■ Work to complete: Lines containing the word "this" should be extracted in full.

■ Information provided:
________________________________________

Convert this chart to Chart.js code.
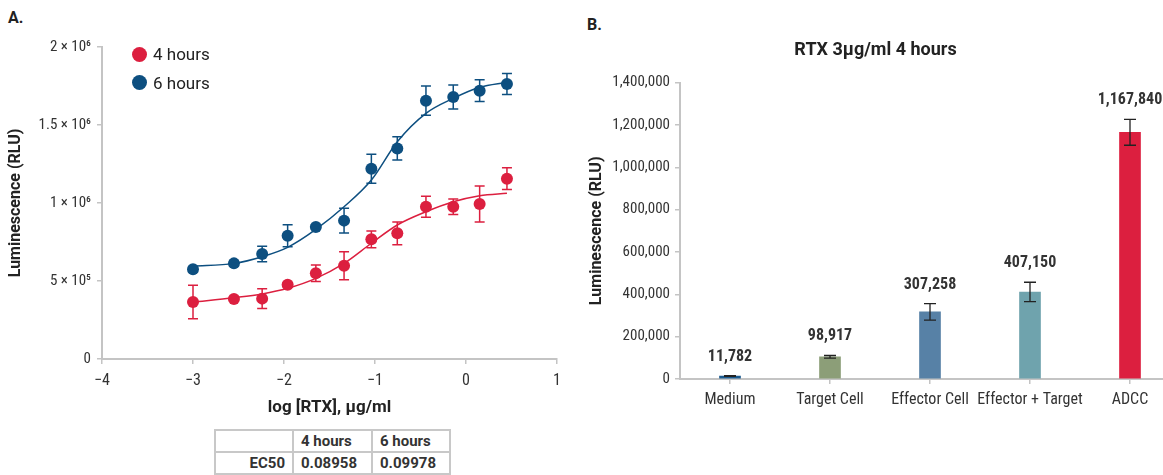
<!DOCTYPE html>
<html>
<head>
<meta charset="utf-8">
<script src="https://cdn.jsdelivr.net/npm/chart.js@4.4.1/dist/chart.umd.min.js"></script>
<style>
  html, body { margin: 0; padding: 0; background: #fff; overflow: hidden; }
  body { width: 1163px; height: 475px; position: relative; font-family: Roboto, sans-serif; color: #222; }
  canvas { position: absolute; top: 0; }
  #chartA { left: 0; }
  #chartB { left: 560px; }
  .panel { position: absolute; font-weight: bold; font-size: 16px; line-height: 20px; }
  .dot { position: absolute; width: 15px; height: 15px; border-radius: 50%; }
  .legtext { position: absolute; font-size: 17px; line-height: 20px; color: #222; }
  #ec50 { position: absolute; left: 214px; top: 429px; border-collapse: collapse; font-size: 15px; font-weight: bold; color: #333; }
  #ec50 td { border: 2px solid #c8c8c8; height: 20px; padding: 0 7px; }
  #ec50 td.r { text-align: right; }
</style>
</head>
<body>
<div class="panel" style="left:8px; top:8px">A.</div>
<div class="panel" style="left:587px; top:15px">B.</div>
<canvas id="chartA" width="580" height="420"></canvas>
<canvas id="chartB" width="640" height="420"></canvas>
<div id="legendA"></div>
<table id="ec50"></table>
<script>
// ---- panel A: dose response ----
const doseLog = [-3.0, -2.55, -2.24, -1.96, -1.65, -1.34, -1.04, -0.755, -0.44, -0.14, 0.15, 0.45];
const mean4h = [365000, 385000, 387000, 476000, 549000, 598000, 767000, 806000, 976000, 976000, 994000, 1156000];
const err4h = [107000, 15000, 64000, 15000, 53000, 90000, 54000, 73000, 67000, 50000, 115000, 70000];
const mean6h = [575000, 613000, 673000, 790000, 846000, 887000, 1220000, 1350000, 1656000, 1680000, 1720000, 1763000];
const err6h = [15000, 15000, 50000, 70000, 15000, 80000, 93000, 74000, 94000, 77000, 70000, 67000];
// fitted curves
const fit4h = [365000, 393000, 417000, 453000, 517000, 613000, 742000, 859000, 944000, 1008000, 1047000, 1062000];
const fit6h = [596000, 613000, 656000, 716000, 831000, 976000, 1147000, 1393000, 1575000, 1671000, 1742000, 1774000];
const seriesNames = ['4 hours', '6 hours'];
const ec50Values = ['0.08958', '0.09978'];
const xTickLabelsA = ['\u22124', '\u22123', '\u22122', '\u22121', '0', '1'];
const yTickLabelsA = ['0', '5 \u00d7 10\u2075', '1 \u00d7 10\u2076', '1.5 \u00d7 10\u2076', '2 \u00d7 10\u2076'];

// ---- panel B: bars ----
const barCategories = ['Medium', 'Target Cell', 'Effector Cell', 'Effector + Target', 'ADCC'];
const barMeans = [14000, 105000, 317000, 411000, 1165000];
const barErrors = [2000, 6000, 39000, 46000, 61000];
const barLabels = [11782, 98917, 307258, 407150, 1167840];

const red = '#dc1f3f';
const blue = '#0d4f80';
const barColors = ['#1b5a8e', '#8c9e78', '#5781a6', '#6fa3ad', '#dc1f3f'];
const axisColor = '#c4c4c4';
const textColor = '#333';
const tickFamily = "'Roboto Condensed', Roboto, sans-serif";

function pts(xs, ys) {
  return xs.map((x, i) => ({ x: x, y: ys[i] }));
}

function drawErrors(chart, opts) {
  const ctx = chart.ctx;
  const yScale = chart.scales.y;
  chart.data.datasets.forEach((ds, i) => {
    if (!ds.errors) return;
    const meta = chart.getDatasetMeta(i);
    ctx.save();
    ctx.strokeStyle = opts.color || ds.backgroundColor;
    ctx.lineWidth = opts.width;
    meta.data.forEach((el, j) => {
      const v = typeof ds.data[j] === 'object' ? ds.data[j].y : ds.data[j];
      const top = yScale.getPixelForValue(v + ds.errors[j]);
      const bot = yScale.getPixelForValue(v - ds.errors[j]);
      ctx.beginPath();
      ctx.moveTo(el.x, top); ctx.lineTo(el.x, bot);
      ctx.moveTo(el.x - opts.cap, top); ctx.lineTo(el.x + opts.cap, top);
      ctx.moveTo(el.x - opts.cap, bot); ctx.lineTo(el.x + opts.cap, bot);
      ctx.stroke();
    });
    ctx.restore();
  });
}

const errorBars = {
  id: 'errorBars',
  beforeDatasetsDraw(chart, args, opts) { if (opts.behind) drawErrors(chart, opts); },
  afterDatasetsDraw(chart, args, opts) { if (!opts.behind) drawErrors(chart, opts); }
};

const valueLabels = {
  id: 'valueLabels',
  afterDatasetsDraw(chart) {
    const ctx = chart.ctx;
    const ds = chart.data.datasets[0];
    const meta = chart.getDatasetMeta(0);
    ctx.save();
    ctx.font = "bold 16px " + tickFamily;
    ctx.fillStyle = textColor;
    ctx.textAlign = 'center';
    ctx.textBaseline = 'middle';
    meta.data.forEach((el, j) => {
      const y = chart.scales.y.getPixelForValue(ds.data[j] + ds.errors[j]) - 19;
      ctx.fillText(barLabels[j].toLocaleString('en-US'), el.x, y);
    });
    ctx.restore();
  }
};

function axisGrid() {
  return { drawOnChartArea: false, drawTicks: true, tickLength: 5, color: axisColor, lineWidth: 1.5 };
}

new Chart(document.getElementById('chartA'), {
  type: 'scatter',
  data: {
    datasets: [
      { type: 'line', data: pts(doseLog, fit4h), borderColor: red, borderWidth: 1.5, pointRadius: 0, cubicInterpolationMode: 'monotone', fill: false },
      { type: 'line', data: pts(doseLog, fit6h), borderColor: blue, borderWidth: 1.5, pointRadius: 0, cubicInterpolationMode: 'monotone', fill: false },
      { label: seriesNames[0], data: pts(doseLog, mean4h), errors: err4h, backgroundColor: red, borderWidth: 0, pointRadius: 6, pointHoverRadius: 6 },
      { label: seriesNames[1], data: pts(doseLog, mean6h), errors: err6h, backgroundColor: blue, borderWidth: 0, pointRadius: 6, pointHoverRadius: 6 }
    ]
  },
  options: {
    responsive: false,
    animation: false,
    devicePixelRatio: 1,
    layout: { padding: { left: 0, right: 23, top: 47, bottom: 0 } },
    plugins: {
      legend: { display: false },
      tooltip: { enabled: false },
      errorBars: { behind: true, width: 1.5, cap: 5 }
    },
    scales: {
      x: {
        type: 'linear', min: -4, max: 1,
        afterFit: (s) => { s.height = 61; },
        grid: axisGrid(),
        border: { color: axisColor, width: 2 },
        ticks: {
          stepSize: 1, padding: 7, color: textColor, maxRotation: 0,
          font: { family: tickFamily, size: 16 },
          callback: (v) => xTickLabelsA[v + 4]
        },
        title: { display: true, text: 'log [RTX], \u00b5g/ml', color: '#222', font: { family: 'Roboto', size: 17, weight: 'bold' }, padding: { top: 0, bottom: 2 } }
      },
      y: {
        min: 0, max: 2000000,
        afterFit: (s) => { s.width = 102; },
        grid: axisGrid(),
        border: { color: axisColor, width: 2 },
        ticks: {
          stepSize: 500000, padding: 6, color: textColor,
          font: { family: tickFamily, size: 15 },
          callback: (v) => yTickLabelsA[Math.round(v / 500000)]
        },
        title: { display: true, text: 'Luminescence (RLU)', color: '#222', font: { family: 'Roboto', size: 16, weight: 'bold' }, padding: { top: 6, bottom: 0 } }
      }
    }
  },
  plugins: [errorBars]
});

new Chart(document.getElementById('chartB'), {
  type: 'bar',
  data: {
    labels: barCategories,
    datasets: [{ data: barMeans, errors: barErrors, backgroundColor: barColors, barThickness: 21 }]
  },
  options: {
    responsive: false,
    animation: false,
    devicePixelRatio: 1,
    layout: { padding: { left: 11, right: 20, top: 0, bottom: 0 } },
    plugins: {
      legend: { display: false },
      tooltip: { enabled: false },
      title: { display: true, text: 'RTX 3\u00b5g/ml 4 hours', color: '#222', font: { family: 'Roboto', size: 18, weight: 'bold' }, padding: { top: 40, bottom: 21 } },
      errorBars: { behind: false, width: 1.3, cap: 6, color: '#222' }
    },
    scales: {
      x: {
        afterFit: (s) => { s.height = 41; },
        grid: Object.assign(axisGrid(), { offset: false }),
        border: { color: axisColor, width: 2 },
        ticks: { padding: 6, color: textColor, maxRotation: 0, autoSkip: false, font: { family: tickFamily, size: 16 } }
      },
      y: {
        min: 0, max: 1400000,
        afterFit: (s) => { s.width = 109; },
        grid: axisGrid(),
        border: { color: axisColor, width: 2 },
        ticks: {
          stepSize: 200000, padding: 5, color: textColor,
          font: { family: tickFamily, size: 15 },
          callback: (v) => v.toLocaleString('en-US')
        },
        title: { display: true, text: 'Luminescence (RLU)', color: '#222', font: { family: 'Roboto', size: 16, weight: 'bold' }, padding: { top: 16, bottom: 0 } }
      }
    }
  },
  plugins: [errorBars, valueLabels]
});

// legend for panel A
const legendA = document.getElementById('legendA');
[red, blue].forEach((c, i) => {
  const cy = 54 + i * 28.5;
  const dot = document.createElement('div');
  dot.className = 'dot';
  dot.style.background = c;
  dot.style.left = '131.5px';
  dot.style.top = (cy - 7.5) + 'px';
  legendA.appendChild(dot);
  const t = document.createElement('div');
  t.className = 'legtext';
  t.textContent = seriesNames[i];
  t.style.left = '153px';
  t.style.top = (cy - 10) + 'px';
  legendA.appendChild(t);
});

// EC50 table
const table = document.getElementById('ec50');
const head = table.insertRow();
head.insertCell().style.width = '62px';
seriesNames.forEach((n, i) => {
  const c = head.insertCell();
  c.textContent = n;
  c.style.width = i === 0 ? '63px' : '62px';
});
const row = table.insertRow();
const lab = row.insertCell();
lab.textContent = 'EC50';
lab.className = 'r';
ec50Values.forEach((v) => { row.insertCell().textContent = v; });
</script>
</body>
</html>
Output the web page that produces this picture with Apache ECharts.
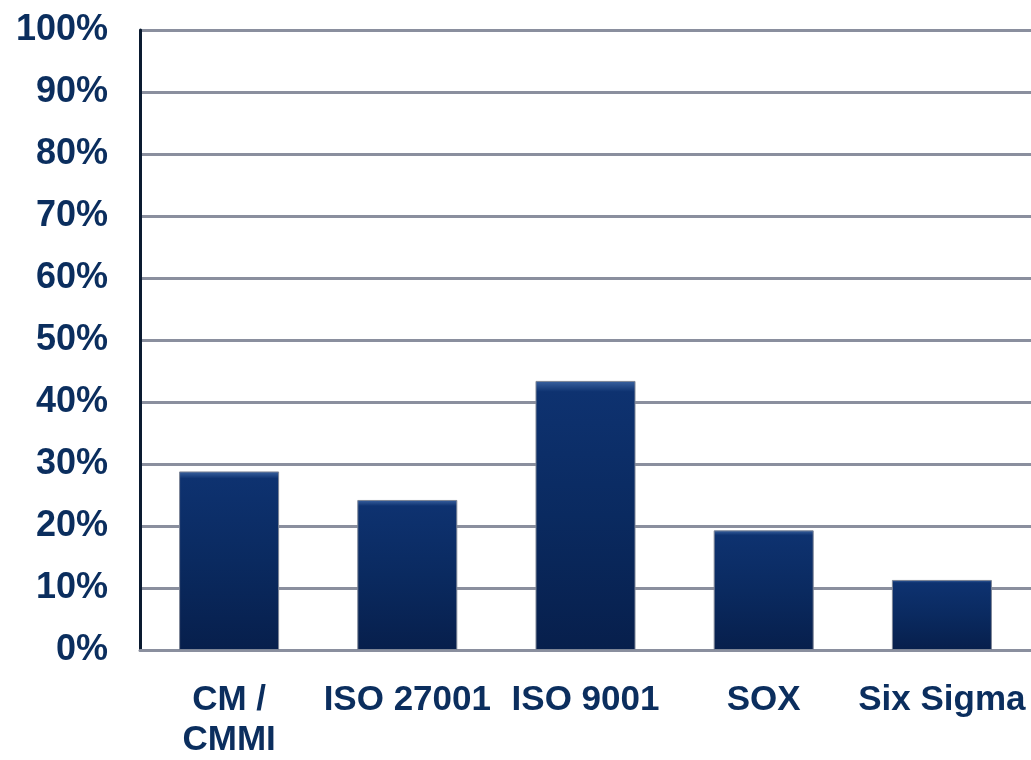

________________________________________

■ Answer below:
Convert this chart to Chart.js code.
Output the web page that produces this picture with Apache ECharts.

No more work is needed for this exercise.